Cette décennie exceptionnelle, qui avait vu l’émergence d’une génération d’intellectuels et d’artistes en dépit des difficultés et des contradictions du régime, est brutalement entravée par l’arrivée de Staline au pouvoir. Après la violence des Grandes Purges (1934-38), le Second Conflit mondial constitue une nouvelle épreuve pour la population russe. C’est dans ce contexte que Chostakovitch écrit sa Symphonie n° 7 (interprétée le 18 mars sous la direction de Tugan Sokhiev), en hommage au courage de ses compatriotes.

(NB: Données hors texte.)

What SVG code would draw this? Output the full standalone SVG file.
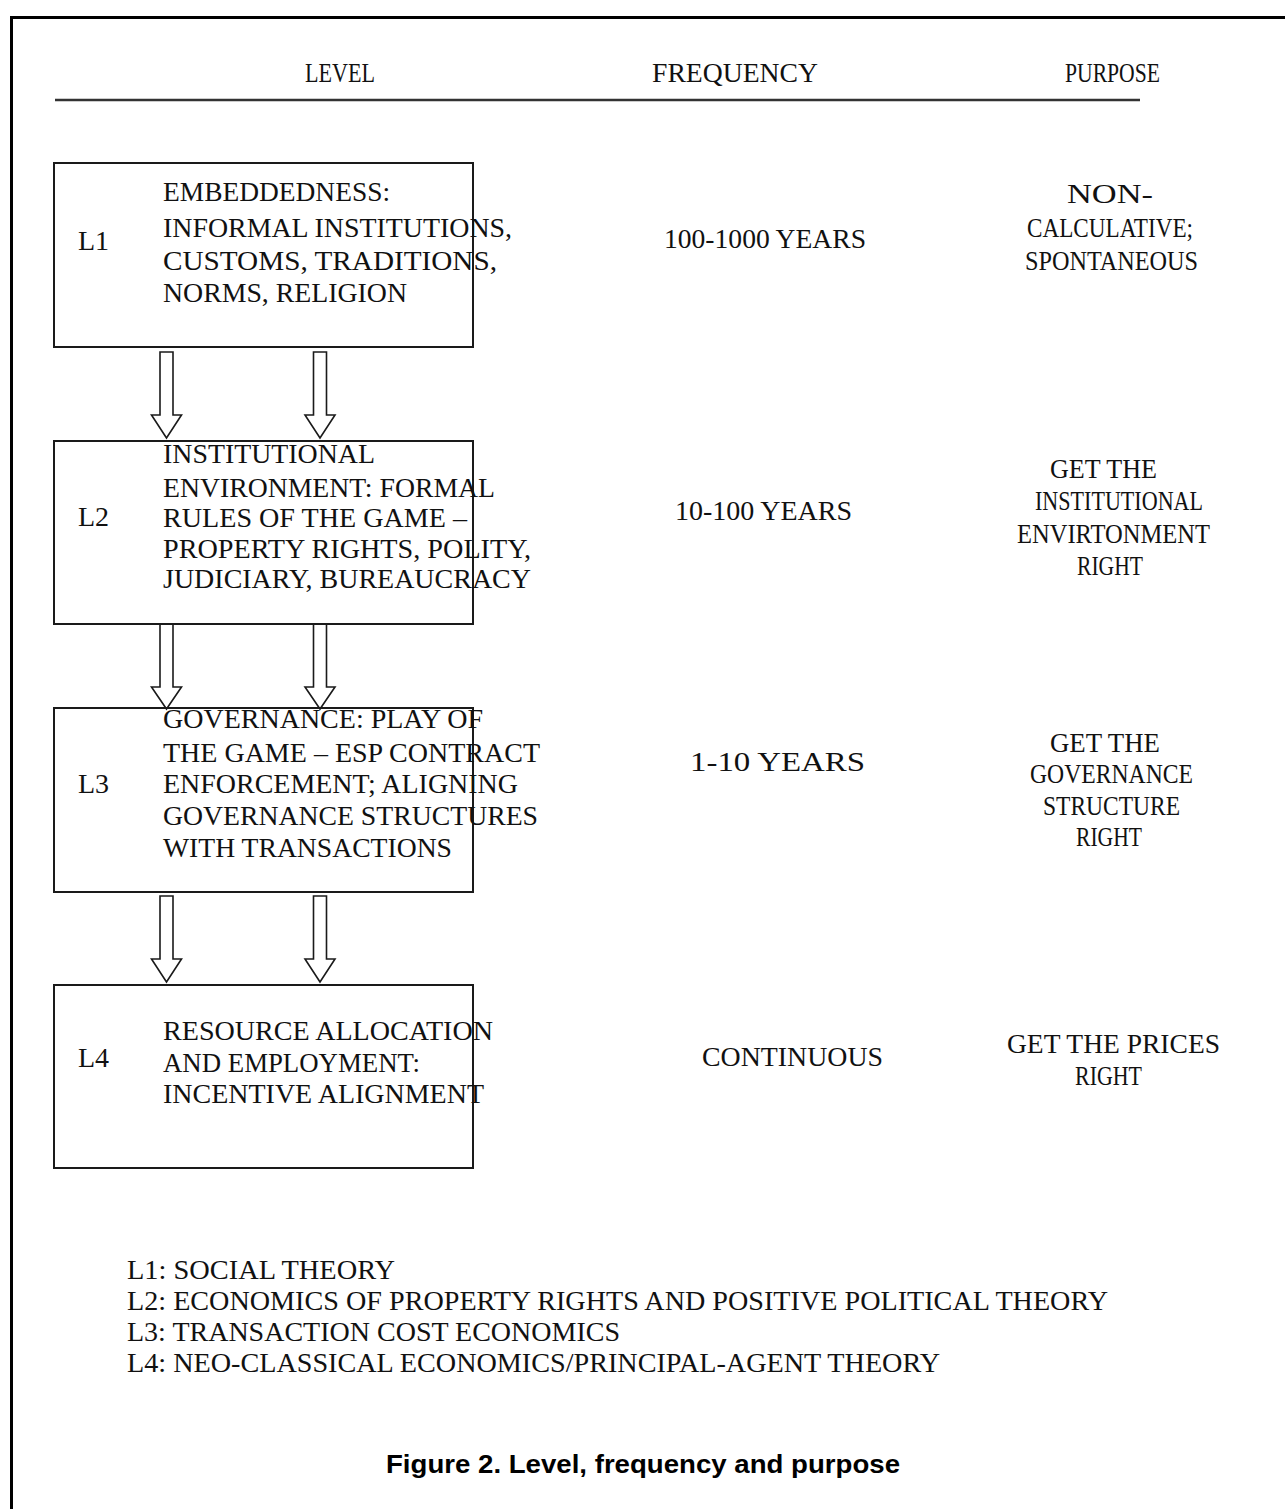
<svg xmlns="http://www.w3.org/2000/svg" width="1285" height="1509" viewBox="0 0 1285 1509">
<style>
.t{font-family:"Liberation Serif","Times New Roman",serif;font-size:28px;fill:#111}
.h{font-family:"Liberation Serif","Times New Roman",serif;font-size:27px;fill:#111}
.cap{font-family:"Liberation Sans",Arial,sans-serif;font-size:26px;font-weight:bold;fill:#000;text-anchor:middle}
.box{fill:none;stroke:#1a1a1a;stroke-width:2}
.arr{fill:#fff;stroke:#1a1a1a;stroke-width:1.6;stroke-linejoin:miter}
</style>
<defs>
<path id="a1" d="M-6.5,0 H6.5 V63 H15 L0,86 L-15,63 H-6.5 Z"/>
</defs>
<rect width="1285" height="1509" fill="#fff"/>
<g id="frame">
<line x1="11" y1="17.5" x2="1285" y2="17.5" stroke="#000" stroke-width="3"/>
<line x1="11.5" y1="16" x2="11.5" y2="1509" stroke="#000" stroke-width="3"/>
</g>
<g id="header">
<text class="h" x="305" y="82" textLength="70" lengthAdjust="spacingAndGlyphs">LEVEL</text>
<text class="h" x="652" y="82" textLength="166" lengthAdjust="spacingAndGlyphs">FREQUENCY</text>
<text class="h" x="1065" y="82" textLength="95" lengthAdjust="spacingAndGlyphs">PURPOSE</text>
<line x1="55" y1="100" x2="1140" y2="100" stroke="#333" stroke-width="2.5"/>
</g>
<g id="connectors">
<use href="#a1" x="166.5" y="352" class="arr"/>
<use href="#a1" x="320" y="352" class="arr"/>
<g transform="translate(166.5,624)"><path class="arr" d="M-6.5,0 V63 H-15 L0,85 L15,63 H6.5 V0"/></g>
<g transform="translate(320,624)"><path class="arr" d="M-6.5,0 V63 H-15 L0,85 L15,63 H6.5 V0"/></g>
<use href="#a1" x="166.5" y="896" class="arr"/>
<use href="#a1" x="320" y="896" class="arr"/>
</g>
<g id="L1">
<rect class="box" x="54" y="163" width="419" height="184"/>
<text class="t" x="78" y="250">L1</text>
<text class="t" x="163" y="201" textLength="227" lengthAdjust="spacingAndGlyphs">EMBEDDEDNESS:</text>
<text class="t" x="163" y="237" textLength="349" lengthAdjust="spacingAndGlyphs">INFORMAL INSTITUTIONS,</text>
<text class="t" x="163" y="270" textLength="334" lengthAdjust="spacingAndGlyphs">CUSTOMS, TRADITIONS,</text>
<text class="t" x="163" y="302" textLength="244" lengthAdjust="spacingAndGlyphs">NORMS, RELIGION</text>
</g>
<g id="L2">
<rect class="box" x="54" y="441" width="419" height="183"/>
<text class="t" x="78" y="526">L2</text>
<text class="t" x="163" y="463" textLength="212" lengthAdjust="spacingAndGlyphs">INSTITUTIONAL</text>
<text class="t" x="163" y="497" textLength="332" lengthAdjust="spacingAndGlyphs">ENVIRONMENT: FORMAL</text>
<text class="t" x="163" y="527" textLength="304" lengthAdjust="spacingAndGlyphs">RULES OF THE GAME –</text>
<text class="t" x="163" y="558" textLength="368" lengthAdjust="spacingAndGlyphs">PROPERTY RIGHTS, POLITY,</text>
<text class="t" x="163" y="588" textLength="368" lengthAdjust="spacingAndGlyphs">JUDICIARY, BUREAUCRACY</text>
</g>
<g id="L3">
<rect class="box" x="54" y="708" width="419" height="184"/>
<text class="t" x="78" y="793">L3</text>
<text class="t" x="163" y="728" textLength="320" lengthAdjust="spacingAndGlyphs">GOVERNANCE: PLAY OF</text>
<text class="t" x="163" y="762" textLength="377" lengthAdjust="spacingAndGlyphs">THE GAME – ESP CONTRACT</text>
<text class="t" x="163" y="793" textLength="355" lengthAdjust="spacingAndGlyphs">ENFORCEMENT; ALIGNING</text>
<text class="t" x="163" y="825" textLength="375" lengthAdjust="spacingAndGlyphs">GOVERNANCE STRUCTURES</text>
<text class="t" x="163" y="857" textLength="289" lengthAdjust="spacingAndGlyphs">WITH TRANSACTIONS</text>
</g>
<g id="L4">
<rect class="box" x="54" y="985" width="419" height="183"/>
<text class="t" x="78" y="1067">L4</text>
<text class="t" x="163" y="1040" textLength="330" lengthAdjust="spacingAndGlyphs">RESOURCE ALLOCATION</text>
<text class="t" x="163" y="1072" textLength="257" lengthAdjust="spacingAndGlyphs">AND EMPLOYMENT:</text>
<text class="t" x="163" y="1103" textLength="321" lengthAdjust="spacingAndGlyphs">INCENTIVE ALIGNMENT</text>
</g>
<g id="frequency">
<text class="t" x="664" y="248" textLength="202" lengthAdjust="spacingAndGlyphs">100-1000 YEARS</text>
<text class="t" x="675" y="520" textLength="177" lengthAdjust="spacingAndGlyphs">10-100 YEARS</text>
<text class="t" x="690" y="771" textLength="175" lengthAdjust="spacingAndGlyphs">1-10 YEARS</text>
<text class="t" x="702" y="1066" textLength="181" lengthAdjust="spacingAndGlyphs">CONTINUOUS</text>
</g>
<g id="purpose">
<text class="t" x="1067" y="203" textLength="86" lengthAdjust="spacingAndGlyphs">NON-</text>
<text class="t" x="1027" y="237" textLength="166" lengthAdjust="spacingAndGlyphs">CALCULATIVE;</text>
<text class="t" x="1025" y="270" textLength="173" lengthAdjust="spacingAndGlyphs">SPONTANEOUS</text>
<text class="t" x="1050" y="478" textLength="107" lengthAdjust="spacingAndGlyphs">GET THE</text>
<text class="t" x="1035" y="510" textLength="168" lengthAdjust="spacingAndGlyphs">INSTITUTIONAL</text>
<text class="t" x="1017" y="543" textLength="193" lengthAdjust="spacingAndGlyphs">ENVIRTONMENT</text>
<text class="t" x="1077" y="575" textLength="66" lengthAdjust="spacingAndGlyphs">RIGHT</text>
<text class="t" x="1050" y="752" textLength="110" lengthAdjust="spacingAndGlyphs">GET THE</text>
<text class="t" x="1030" y="783" textLength="163" lengthAdjust="spacingAndGlyphs">GOVERNANCE</text>
<text class="t" x="1043" y="815" textLength="137" lengthAdjust="spacingAndGlyphs">STRUCTURE</text>
<text class="t" x="1076" y="846" textLength="66" lengthAdjust="spacingAndGlyphs">RIGHT</text>
<text class="t" x="1007" y="1053" textLength="213" lengthAdjust="spacingAndGlyphs">GET THE PRICES</text>
<text class="t" x="1075" y="1085" textLength="67" lengthAdjust="spacingAndGlyphs">RIGHT</text>
</g>
<g id="legend">
<text class="t" x="127" y="1279" textLength="268" lengthAdjust="spacingAndGlyphs">L1: SOCIAL THEORY</text>
<text class="t" x="127" y="1310" textLength="981" lengthAdjust="spacingAndGlyphs">L2: ECONOMICS OF PROPERTY RIGHTS AND POSITIVE POLITICAL THEORY</text>
<text class="t" x="127" y="1341" textLength="493" lengthAdjust="spacingAndGlyphs">L3: TRANSACTION COST ECONOMICS</text>
<text class="t" x="127" y="1372" textLength="813" lengthAdjust="spacingAndGlyphs">L4: NEO-CLASSICAL ECONOMICS/PRINCIPAL-AGENT THEORY</text>
</g>
<g id="caption">
<text class="cap" x="643" y="1473" textLength="514" lengthAdjust="spacingAndGlyphs">Figure 2. Level, frequency and purpose</text>
</g>
</svg>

En juin 1941, les troupes allemandes avaient envahi l’Union soviétique et constitué un blocus autour de Leningrad. Ce siège de neuf cent jours se révèle un interminable enfer, où un million huit cent mille Soviétiques (dont un tiers de la population restée sur place) perdent la vie.
Profondément lié à Leningrad, où il avait étudié à partir de 1919 et où il résidait, le compositeur avait été évacué en compagnie d’autres artistes dès le début du conflit tout en entamant un nouveau projet symphonique, qu’il termine le 27 décembre. Créée le 5 mars 1942 à Kouïbychev, la Symphonie n° 7 est ensuite redonnée fin mars à Moscou. « Je dédie ma Symphonie n° 7 à la lutte contre le fascisme, à notre commune victoire sur l’ennemi, à ma cité natale de Leningrad », déclare Chostakovitch. Aujourd’hui encore, l’œuvre, qui fut donnée dans la ville assiégée, demeure le symbole bouleversant du sacrifice d’une population entière face au nazisme.